Kudai Rahm Shakir, the survivor of the shoot-out, lost both his legs above the knee. Four bullets have torn through his body in the last five years—the last one has left his face twisted in to a kind of permanent grimace.
The Afghan government offered to give him a ticket to India for treatment and some money to spend on it, he says. But he quickly found out it wouldn’t be enough to even mend his jaw.
The father of nine can walk small distances with crutches, but mainly fights from his Humvee—he has rigged up a mechanism allowing him to operate the pedals with his hand.
He is stoical about his injuries, but infuriated at what he says is the indifference of people higher up the chain of command to the needs of those in the firing line.
“They make money out of them,” he says simply.
His commanders have urged him to hold the line without giving him proper assistance, he says.
“I should have got support from police headquarters. The job of the commander is to protect his soldiers and assist his soldiers in this sort of situation,” he says. “They don't help us.”
“I am like this,” he says, gesturing at his wounded body. “[And] the commander is sitting behind his desk giving me orders not to retreat.”
Morale is so low that the around a third of Afghanistan’s security forces fail to re-enlist each year.
Zabihullah Wardak, an anti-corruption campaigner in Kabul, says that his network receives a lot of complaints about frontline conditions in Helmand, mainly about the supply of food and ammunition.
“I’m more concerned that the Afghan state will collapse from corruption than from the Taliban,” he says.
The U.S. and Afghan governments have taken steps towards addressing the problem. Last year, President Ashraf Ghani introduced a new criminal justice centre with a mandate to tackle corruption at the highest levels of government. The U.S. is implementing a biometric registration system to tackle the ghost soldier problem, which is thought to have improved a little in Helmand since last year.
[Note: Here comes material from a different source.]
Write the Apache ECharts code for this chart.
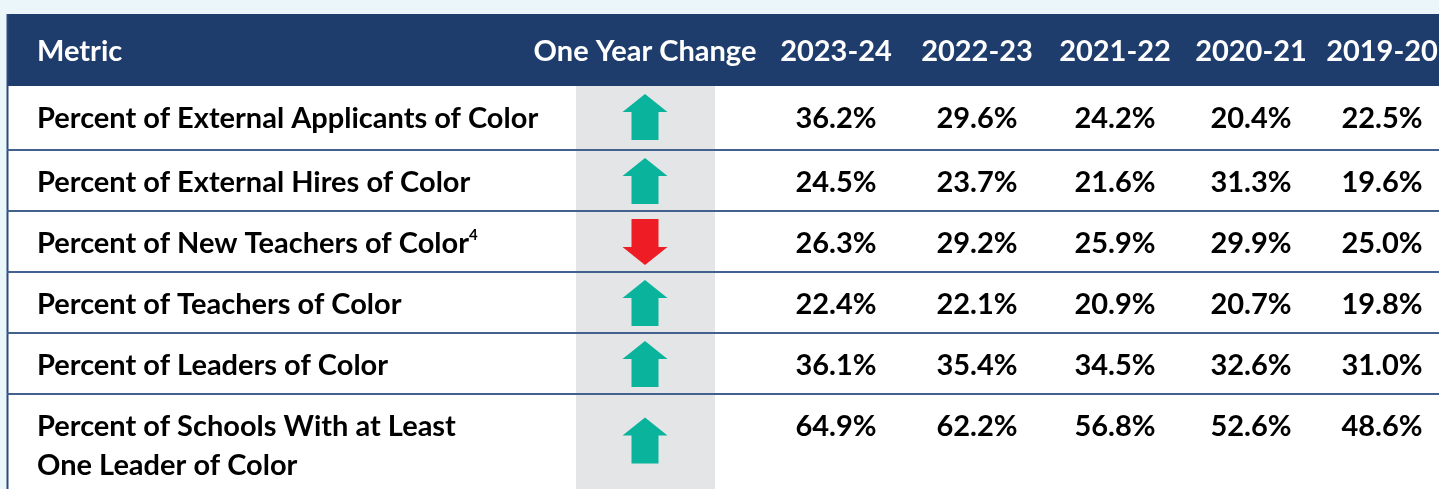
<!DOCTYPE html>
<html lang="en">
<head>
    <meta charset="UTF-8">
    <script src="https://cdn.jsdelivr.net/npm/echarts@6/dist/echarts.min.js"></script>
    <style>
        html, body { margin: 0; padding: 0; background: #eaf6f9; }
        #main { width: 1439px; height: 489px; }
    </style>
</head>
<body>
    <div id="main"></div>
    <script>
        // table data
        var years = ['2023-24', '2022-23', '2021-22', '2020-21', '2019-20'];
        var metrics = [
            'Percent of External Applicants of Color',
            'Percent of External Hires of Color',
            'Percent of New Teachers of Color',
            'Percent of Teachers of Color',
            'Percent of Leaders of Color',
            'Percent of Schools With at Least\nOne Leader of Color'
        ];
        var footnotes = ['', '', '4', '', '', ''];
        var change = ['up', 'up', 'down', 'up', 'up', 'up'];
        var v2023 = [36.2, 24.5, 26.3, 22.4, 36.1, 64.9];
        var v2022 = [29.6, 23.7, 29.2, 22.1, 35.4, 62.2];
        var v2021 = [24.2, 21.6, 25.9, 20.9, 34.5, 56.8];
        var v2020 = [20.4, 31.3, 29.9, 20.7, 32.6, 52.6];
        var v2019 = [22.5, 19.6, 25.0, 19.8, 31.0, 48.6];
        var values = [v2023, v2022, v2021, v2020, v2019];

        // layout
        var W = 1439, H = 489;
        var left = 7, headTop = 14, headBottom = 86;
        var rowTops = [86, 150, 211, 272, 333, 394, 489];
        var textX = 37;
        var chgX0 = 576, chgX1 = 715, chgC = 645;
        var yearX = [836, 977, 1115, 1251, 1382];
        var lineH = 39;
        var dy = 2; // nudge so cap height sits like the source
        var FONT = 'bold 29px Lato, "Open Sans", sans-serif';
        var navy = '#1e3d6c', rule = '#42618f';

        var els = [];
        // body and header backgrounds
        els.push({ type: 'rect', shape: { x: left, y: headTop, width: W - left, height: H - headTop }, style: { fill: '#fff' } });
        els.push({ type: 'rect', shape: { x: chgX0, y: headBottom, width: chgX1 - chgX0, height: H - headBottom }, style: { fill: '#e4e5e7' } });
        els.push({ type: 'rect', shape: { x: left, y: headTop, width: W - left, height: headBottom - headTop }, style: { fill: navy } });
        els.push({ type: 'line', shape: { x1: left + 0.5, y1: headTop, x2: left + 0.5, y2: H }, style: { stroke: '#2c4b7c', lineWidth: 2 } });

        // header
        var headY = (headTop + headBottom) / 2 + dy;
        els.push({ type: 'text', style: { text: 'Metric', x: textX, y: headY, font: FONT, fill: '#fff', align: 'left', verticalAlign: 'middle' } });
        els.push({ type: 'text', style: { text: 'One Year Change', x: chgC, y: headY, font: FONT, fill: '#fff', align: 'center', verticalAlign: 'middle' } });
        years.forEach(function (y, j) {
            els.push({ type: 'text', style: { text: y, x: yearX[j], y: headY, font: FONT, fill: '#fff', align: 'center', verticalAlign: 'middle' } });
        });

        function arrow(cx, cy, up, color) {
            var pts = [[0, -23], [22.5, -5], [13.5, -5], [13.5, 23], [-13.5, 23], [-13.5, -5], [-22.5, -5]];
            return {
                type: 'polygon',
                shape: { points: pts.map(function (p) { return [cx + p[0], cy + (up ? p[1] : -p[1])]; }) },
                style: { fill: color }
            };
        }

        metrics.forEach(function (m, i) {
            var top = rowTops[i];
            var nLines = m.split('\n').length;
            var firstY = top + 31;
            var midY = firstY + (nLines - 1) * lineH / 2;
            if (i > 0) {
                els.push({ type: 'line', shape: { x1: left, y1: top, x2: W, y2: top }, style: { stroke: rule, lineWidth: 2 } });
            }
            var txt = footnotes[i] ? '{m|' + m + '}{s|' + footnotes[i] + '}' : m;
            els.push({
                type: 'text',
                style: {
                    text: txt, x: textX, y: midY + dy, font: FONT, fill: '#000', align: 'left', verticalAlign: 'middle', lineHeight: lineH,
                    rich: {
                        m: { font: FONT, fill: '#000', lineHeight: 32 },
                        s: { font: 'bold 15px Lato, sans-serif', fill: '#000', verticalAlign: 'top', lineHeight: 32 }
                    }
                }
            });
            var up = change[i] === 'up';
            els.push(arrow(chgC, midY - (nLines > 1 ? 4 : 0), up, up ? '#0ab39b' : '#ee1c25'));
            values.forEach(function (col, j) {
                els.push({ type: 'text', style: { text: col[i].toFixed(1) + '%', x: yearX[j], y: firstY + dy, font: FONT, fill: '#000', align: 'center', verticalAlign: 'middle' } });
            });
        });

        var chart = echarts.init(document.getElementById('main'));
        chart.setOption({
            backgroundColor: '#eaf6f9',
            animation: false,
            graphic: { elements: els }
        });
    </script>
</body>
</html>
But the scale of the challenge is huge. Corruption is deeply embedded in every aspect of governance in Afghanistan, exacerbated by the vast amounts of foreign money that have poured in to the country since 2001.
One Western official told the Bureau he fears that when it comes to creating a viable Afghan security force, the U.S. and its allies “may have bitten off more than they can chew.”
The uphill struggle of the reform project is encapsulated by a recent story from Helmand—a general appointed by President Ghani with the explicit mandate of cleaning up corruption was himself charged with corruption.
For Kudai Rahm Shakir, there is no end to the war in sight.
“There is no profit in bringing peace” he explains. “This war will continue.”
As he compares his likely future with the one he desires, a tear suddenly rolls down Shakir’s disfigured cheek.
“I just basically want to leave peacefully in my own house, with my kids.”